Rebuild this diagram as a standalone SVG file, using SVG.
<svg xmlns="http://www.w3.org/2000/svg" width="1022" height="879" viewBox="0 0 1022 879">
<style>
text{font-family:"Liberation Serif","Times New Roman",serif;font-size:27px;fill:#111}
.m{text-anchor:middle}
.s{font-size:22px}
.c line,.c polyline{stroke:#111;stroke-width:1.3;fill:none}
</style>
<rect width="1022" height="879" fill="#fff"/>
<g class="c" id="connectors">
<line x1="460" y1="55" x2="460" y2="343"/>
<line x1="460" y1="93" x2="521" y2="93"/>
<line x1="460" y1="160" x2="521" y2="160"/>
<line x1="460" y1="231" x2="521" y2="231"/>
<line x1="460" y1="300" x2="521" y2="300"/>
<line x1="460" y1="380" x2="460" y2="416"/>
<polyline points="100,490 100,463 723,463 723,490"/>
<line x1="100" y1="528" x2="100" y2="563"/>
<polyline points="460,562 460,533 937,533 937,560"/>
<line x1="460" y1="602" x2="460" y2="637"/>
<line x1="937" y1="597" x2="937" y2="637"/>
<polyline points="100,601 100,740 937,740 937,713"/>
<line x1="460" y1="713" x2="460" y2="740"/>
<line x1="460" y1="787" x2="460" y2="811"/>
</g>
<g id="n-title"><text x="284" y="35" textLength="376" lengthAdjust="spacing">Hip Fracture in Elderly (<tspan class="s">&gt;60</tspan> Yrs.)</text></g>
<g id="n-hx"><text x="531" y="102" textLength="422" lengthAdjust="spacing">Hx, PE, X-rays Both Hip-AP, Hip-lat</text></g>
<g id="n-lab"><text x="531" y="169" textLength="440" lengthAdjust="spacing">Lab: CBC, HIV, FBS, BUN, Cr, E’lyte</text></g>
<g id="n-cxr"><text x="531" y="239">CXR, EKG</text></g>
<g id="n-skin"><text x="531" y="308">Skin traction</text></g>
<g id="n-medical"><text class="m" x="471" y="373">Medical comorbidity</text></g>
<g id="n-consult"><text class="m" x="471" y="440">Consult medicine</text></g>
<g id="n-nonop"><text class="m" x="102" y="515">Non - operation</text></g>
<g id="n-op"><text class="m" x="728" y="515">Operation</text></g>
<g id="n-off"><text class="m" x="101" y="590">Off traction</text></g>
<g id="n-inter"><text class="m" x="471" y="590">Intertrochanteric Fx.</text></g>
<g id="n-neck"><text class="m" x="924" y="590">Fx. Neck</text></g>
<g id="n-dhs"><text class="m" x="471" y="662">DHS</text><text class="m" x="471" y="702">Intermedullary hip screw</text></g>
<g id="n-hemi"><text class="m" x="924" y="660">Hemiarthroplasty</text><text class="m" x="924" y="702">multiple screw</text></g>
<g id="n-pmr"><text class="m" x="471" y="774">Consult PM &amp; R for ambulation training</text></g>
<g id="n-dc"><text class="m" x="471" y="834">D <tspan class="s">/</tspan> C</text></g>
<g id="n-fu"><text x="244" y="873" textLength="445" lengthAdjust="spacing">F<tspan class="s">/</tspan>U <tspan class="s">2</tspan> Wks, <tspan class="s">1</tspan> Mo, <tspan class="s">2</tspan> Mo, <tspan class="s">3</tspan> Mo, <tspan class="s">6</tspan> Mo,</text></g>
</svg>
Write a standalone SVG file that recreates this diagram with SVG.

[Problem requirements]
Output the records above in their entirety, exactly.

[Reply to the task]
Rebuild this diagram as a standalone SVG file, using SVG.
<svg xmlns="http://www.w3.org/2000/svg" width="1022" height="879" viewBox="0 0 1022 879">
<style>
text{font-family:"Liberation Serif","Times New Roman",serif;font-size:27px;fill:#111}
.m{text-anchor:middle}
.s{font-size:22px}
.c line,.c polyline{stroke:#111;stroke-width:1.3;fill:none}
</style>
<rect width="1022" height="879" fill="#fff"/>
<g class="c" id="connectors">
<line x1="460" y1="55" x2="460" y2="343"/>
<line x1="460" y1="93" x2="521" y2="93"/>
<line x1="460" y1="160" x2="521" y2="160"/>
<line x1="460" y1="231" x2="521" y2="231"/>
<line x1="460" y1="300" x2="521" y2="300"/>
<line x1="460" y1="380" x2="460" y2="416"/>
<polyline points="100,490 100,463 723,463 723,490"/>
<line x1="100" y1="528" x2="100" y2="563"/>
<polyline points="460,562 460,533 937,533 937,560"/>
<line x1="460" y1="602" x2="460" y2="637"/>
<line x1="937" y1="597" x2="937" y2="637"/>
<polyline points="100,601 100,740 937,740 937,713"/>
<line x1="460" y1="713" x2="460" y2="740"/>
<line x1="460" y1="787" x2="460" y2="811"/>
</g>
<g id="n-title"><text x="284" y="35" textLength="376" lengthAdjust="spacing">Hip Fracture in Elderly (<tspan class="s">&gt;60</tspan> Yrs.)</text></g>
<g id="n-hx"><text x="531" y="102" textLength="422" lengthAdjust="spacing">Hx, PE, X-rays Both Hip-AP, Hip-lat</text></g>
<g id="n-lab"><text x="531" y="169" textLength="440" lengthAdjust="spacing">Lab: CBC, HIV, FBS, BUN, Cr, E’lyte</text></g>
<g id="n-cxr"><text x="531" y="239">CXR, EKG</text></g>
<g id="n-skin"><text x="531" y="308">Skin traction</text></g>
<g id="n-medical"><text class="m" x="471" y="373">Medical comorbidity</text></g>
<g id="n-consult"><text class="m" x="471" y="440">Consult medicine</text></g>
<g id="n-nonop"><text class="m" x="102" y="515">Non - operation</text></g>
<g id="n-op"><text class="m" x="728" y="515">Operation</text></g>
<g id="n-off"><text class="m" x="101" y="590">Off traction</text></g>
<g id="n-inter"><text class="m" x="471" y="590">Intertrochanteric Fx.</text></g>
<g id="n-neck"><text class="m" x="924" y="590">Fx. Neck</text></g>
<g id="n-dhs"><text class="m" x="471" y="662">DHS</text><text class="m" x="471" y="702">Intermedullary hip screw</text></g>
<g id="n-hemi"><text class="m" x="924" y="660">Hemiarthroplasty</text><text class="m" x="924" y="702">multiple screw</text></g>
<g id="n-pmr"><text class="m" x="471" y="774">Consult PM &amp; R for ambulation training</text></g>
<g id="n-dc"><text class="m" x="471" y="834">D <tspan class="s">/</tspan> C</text></g>
<g id="n-fu"><text x="244" y="873" textLength="445" lengthAdjust="spacing">F<tspan class="s">/</tspan>U <tspan class="s">2</tspan> Wks, <tspan class="s">1</tspan> Mo, <tspan class="s">2</tspan> Mo, <tspan class="s">3</tspan> Mo, <tspan class="s">6</tspan> Mo,</text></g>
</svg>
Write a standalone SVG file that recreates this diagram with SVG.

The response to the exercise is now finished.